Netwerkdiensten gescheiden door middel van VLAN-tags

Het principe van de MSP is gebaseerd op de toepassing van een VLAN-ID (oftewel VLAN-tag). De MSP onderscheidt netwerkdiensten aan de hand van het VLAN-tag welke uniek is voor iedere netwerkdienst. Iedere netwerkdienst wordt op de begin- en eindpunten binnen het SURFnet-netwerk aan een routing-instance gekoppeld. Deze routing-instance biedt de logische scheiding aan tussen de verschillende netwerkdiensten, voordat het dataverkeer geëncapsuleerd wordt in een MPLS-header. Zodoende kan het dataverkeer end-to-end gescheiden worden vervoerd door het SURFnet-netwerk.

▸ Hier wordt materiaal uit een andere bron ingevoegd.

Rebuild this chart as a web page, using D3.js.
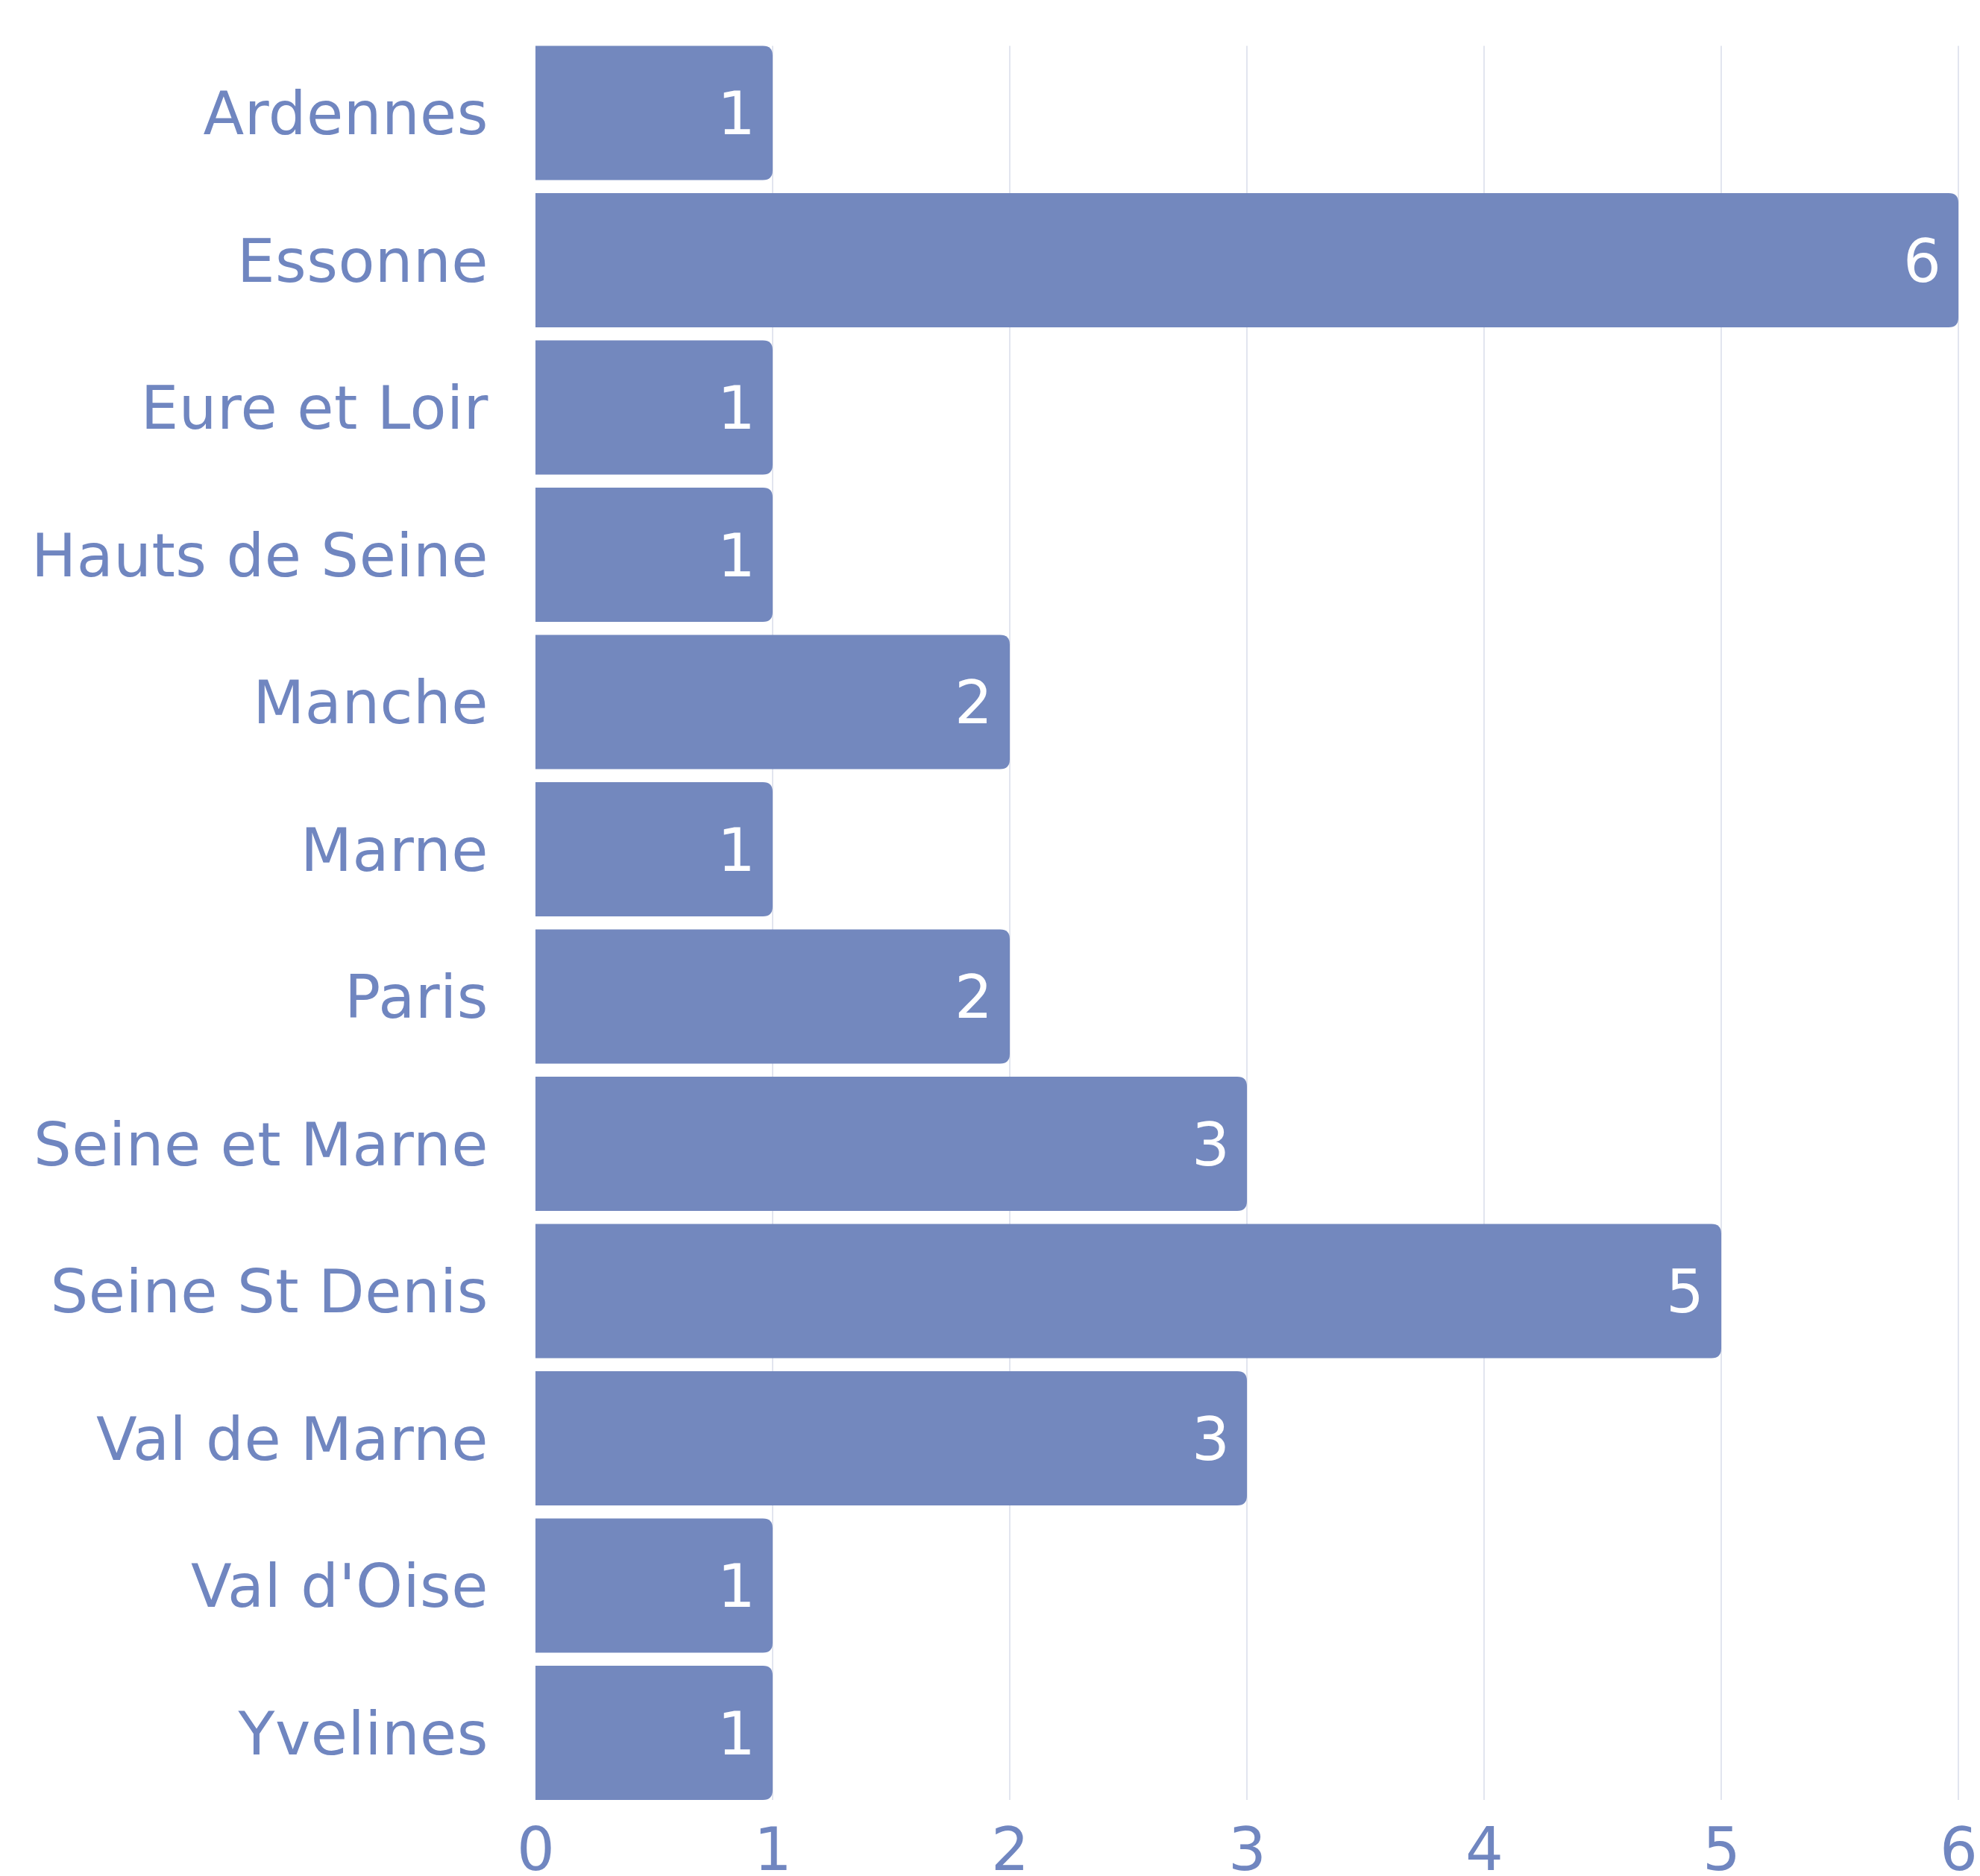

De VLAN-tags die gebruikt worden om de netwerkdiensten te onderscheiden kunnen aan weerszijden van het lichtpad verschillend zijn. De SURFnet-apparatuur kan de VLAN-tags namelijk retaggen, wat veel flexibiliteit biedt. Tijdens het retaggen van een VLAN-ID wordt het VLAN-ID van een inkomend datapakket gewijzigd naar een ander VLAN-ID. Bijvoorbeeld een lichtpad beginnend op een MSP kan aan de ene zijde VLAN-tag 15 gebruiken en aan de andere zijde VLAN-tag 31.

Voor single tagged pakketten (802.1Q) wordt het VLAN-tag gebruikt. Voor double tagged (QinQ 802.1ad) wordt het buitenste VLAN-tag, het zogenaamde S-VLAN-tag gebruikt. De C-VLAN-tags van QinQ-pakketten zijn niet zichtbaar, en worden transparant doorgezet.

Het is ook mogelijk om een lichtpad op te zetten tussen een MSP en een SSP. Hierbij zal het untagged (en eventueel tagged) verkeer binnenkomend op de SSP een extra VLAN-tag krijgen aan de uitgaande MSP-zijde. In de omgekeerde richting zal het VLAN-tag van het binnenkomende tagged verkeer op de MSP gestript worden. Let wel: tagged verkeer op de SSP wordt op de MSP double tagged (802.1ad), doordat er een extra VLAN-tag toegevoegd wordt.